BACKGROUND: I have this circuit that I asked about in a previous question:
Someone kindly explained that the problem I'm having with the circuit is that the mosfet is being triggered by negative voltage in the tank circuit causing the mosfet to stay on longer than I want it to. It's being caused by the initial field collapse of the inductor before the first oscillation begins. The result is the appearance of a delay between the end of the gate pulse and the start of the first oscillation. The result is the following messed up scope shot (green signal is mosfet gate, and yellow signal is mosfet source voltage):
MY NEW QUESTION: Can some folks give me direction on a better way to power the tank circuit without causing this behavior? I guessed that using a BJT would probably fix the problem, but I was wondering if there's a way to stick with mosfet. I'm finding that I'm running into the same problem in other configurations with inductors and mosfets.
Best Answer
One problem with your present circuit is that by putting the N-channel MOSFET on the "high side" of the tank circuit (between the power supply and the tank), it is dissipating far more power than necessary.
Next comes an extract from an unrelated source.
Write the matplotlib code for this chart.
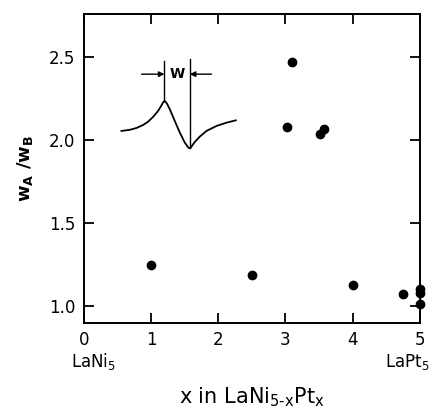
import matplotlib
matplotlib.use("Agg")
import matplotlib.pyplot as plt

plt.rcParams['font.family'] = ['DejaVu Sans']

# measured points
x_pts = [1.0, 2.5, 4.0, 4.75, 5.0, 5.0, 5.0, 3.1, 3.02, 3.52, 3.57]
y_pts = [1.25, 1.19, 1.13, 1.077, 1.107, 1.083, 1.012, 2.474, 2.078, 2.035, 2.065]

# inset sketch of the line shape (data coords)
curve_x = [0.56, 0.685, 0.784, 0.883, 0.957, 1.032, 1.106, 1.156, 1.18, 1.20, 1.22, 1.245, 1.28,
           1.354, 1.429, 1.503, 1.548, 1.568, 1.585, 1.602, 1.652, 1.726, 1.825, 1.974, 2.123, 2.262]
curve_y = [2.056, 2.063, 2.074, 2.092, 2.112, 2.141, 2.177, 2.210, 2.228, 2.236, 2.231, 2.215, 2.187,
           2.116, 2.046, 1.986, 1.960, 1.952, 1.953, 1.962, 1.990, 2.022, 2.056, 2.086, 2.106, 2.120]

fig = plt.figure(figsize=(4.41, 4.17), dpi=100)
ax = fig.add_axes([0.190, 0.2254, 0.762, 0.741])

ax.plot(x_pts, y_pts, 'o', color='black', markersize=6, clip_on=False)
ax.plot(curve_x, curve_y, '-', color='black', linewidth=1.3)

# width marker
ax.plot([1.20, 1.20], [2.236, 2.478], color='black', linewidth=1.0)
ax.plot([1.577, 1.577], [1.952, 2.488], color='black', linewidth=1.0)
ax.annotate('', xy=(1.20, 2.398), xytext=(0.86, 2.398),
            arrowprops=dict(arrowstyle='-|>', color='black', lw=1.0, mutation_scale=8,
                            shrinkA=0, shrinkB=0))
ax.annotate('', xy=(1.577, 2.398), xytext=(1.90, 2.398),
            arrowprops=dict(arrowstyle='-|>', color='black', lw=1.0, mutation_scale=8,
                            shrinkA=0, shrinkB=0))
ax.text(1.39, 2.398, 'W', ha='center', va='center', fontsize=10, fontweight='bold')

ax.set_xlim(0, 5)
ax.set_ylim(0.9, 2.76)
ax.set_xticks([0, 1, 2, 3, 4, 5])
ax.set_yticks([1.0, 1.5, 2.0, 2.5])
ax.set_yticklabels(['1.0', '1.5', '2.0', '2.5'])
ax.tick_params(direction='in', length=7, width=1.3, top=True, right=True,
               labelsize=12, pad=6)
for s in ax.spines.values():
    s.set_linewidth(1.4)

ax.text(0.028, -0.125, r'LaNi$_5$', transform=ax.transAxes, ha='center', va='center',
        fontsize=12)
ax.text(0.962, -0.125, r'LaPt$_5$', transform=ax.transAxes, ha='center', va='center',
        fontsize=12)
ax.set_xlabel(r'x in LaNi$_{\mathrm{5\text{-}x}}$Pt$_\mathrm{x}$', fontsize=15, labelpad=26)
ax.set_ylabel(r'$\mathbf{w_A}$ /$\mathbf{w_B}$', fontsize=13, fontweight='bold', labelpad=10)

fig.savefig('out.png', dpi=100)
You're essentially forcing the drain-source voltage to be equal to the gate threshold voltage (about 4V, based on your waveforms), rather than allowing it to be as low as possible.
One obvious solution would be to put the MOSFET on the low side of the circuit, between the tank and ground. Or you could stay with a high-side switch, but make it a P-channel MOSFET instead (which will require an inverted drive signal).
Either way, the MOSFET will stop conducting as soon as the gate pulse ends. However, this means that you may see some very high (or low) voltages at the drain of the MOSFET because of the inductive kick of the coil. You will want to add something to the circuit that limits the voltage to whatever the MOSFET can tolerate — perhaps a large-value zener diode.
Just to put some numbers to this, and assuming zero losses, the peak current in the coil will be
$$I_{peak} = \frac{V}{L}\cdot t_{ON}$$
And the peak voltage after the MOSFET cuts off will be
$$V_{peak} = I_{peak} \sqrt{\frac{L}{C}}$$
Which means that you can control Vpeak by either limiting the on time of the gate drive signal, or controlling the ratio of L to C, or a combination of both.
Using some numbers pulled from your scope traces, it looks like if your capacitor is 5 µF, your coil must be about 2.5 mH. Also, your tON looks to be about 1.6 ms.
Therefore, Ipeak is going to be about 7.68 A (!)
Vpeak will be about 172 V.